つまり、フィルタを用いて画面全体を1Pixelづつ移動させながらフィルタの適合パターンがあるか調べて出力するイメージとなります。フィルタは通常複数ありますので8フィルタの場合は8個の特徴パターンを画面全体調べて適合度を出力(5*5*8=200)することになります。

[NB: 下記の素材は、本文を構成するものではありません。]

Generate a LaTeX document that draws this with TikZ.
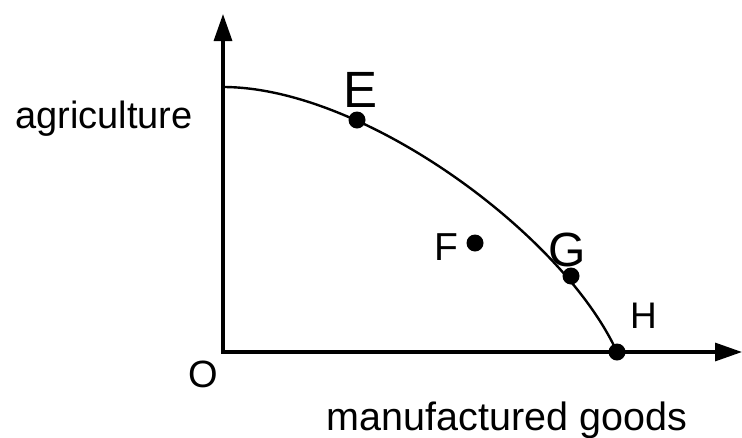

パラメータ調整は各フィルタ(ニューロン)毎に必要となりますので重みはフィルタサイズ3*3をフィルタ数分必要となります。また、閾値はフィルタ数分の調整が必要となります。また、全結合層(Dense層)と畳み込み層のニューロン(畳み込み層はフィルタ)が同じ条件として調整数だけを比較すると表1のように49(7*7):9(3*3)で約5倍の効率化が図られています(厳密には全く同じ機能でないので単純比較はできませんがあえて比較した結果となります)。また、画面サイズが大きくなると同様に計算できますので差がさらに大きくなることがわかります。

 重み閾値
畳み込み層(畳み込みニューラルネットワーク)3 * 3 * フィルタ数フィルタ数
全結合層[Dense](ニューラルネットワーク)7 * 7 * ニューロン数ニューロン数
表1.CNNとNNの調整パラメータ比較

1-3.MaxPooling層【③,⑤】


図3.MaxPooling層の仕組み

MaxPooling層は入力データをPoolサイズに区切り、その中の最大値を抽出します。そのため、図3に示すように各Pool毎に最大値を出力することでデータ数は1/4(縦横サイズは1/2)になります。

図4.画像縮小

図4の通り最大値をとることで特徴を大まかに抽出でき位置づれに強い特徴抽出が可能となります。また、サイズを縮小できるため計算も早く行うことができるようになります。

1-4.Flat層【⑥】


図5.Flat層の仕組み

Flat層はデータの数値自体は何も変更しませんが並び替えを行います。図5のように3次元など多次元のデータを全て1次元データとして並び替えを行います。並び替えだけ行うためデータ数や中の数値に変更は行いません。

1-5.全結合層(Dense層)【⑦】

図6.全結合層の仕組み

全てのニューロンが全ての入力と結合されている層を全結合層といいます。一般的にニューラルネットワークと記載するモデルの場合は全結合をさしています。本サイトもニューラルネットワークの説明ページでの説明は全結合を説明しています。
通常、出力層は全結合が利用されます。これは出力層が各分類(ラベル)の確率を出力するため、ネットワーク内でここまで特徴抽出した情報をまとめて結論を出す必要があり全情報を凝縮して判断しています。

1-6.Dropout層

Dropout層は図1の畳み込みニューラルネットワークにはありませんが非常に有効な機能です。また、sLab-AI学習サイトでもモデル作成で選択可能となっています。


図7.Dropout層の仕組み

図7のようにDropout層は各ニューロン間の情報伝達をランダムに無効化させる役割を担います。主に過学習を防ぐ仕組みとして利用されており、この仕組みによりAI性能に大きな効果を得る場合があります。除外化率を設定できますので0.3を設定した場合は30%が除外(無効化)され次のニューロンに伝達されないことになります。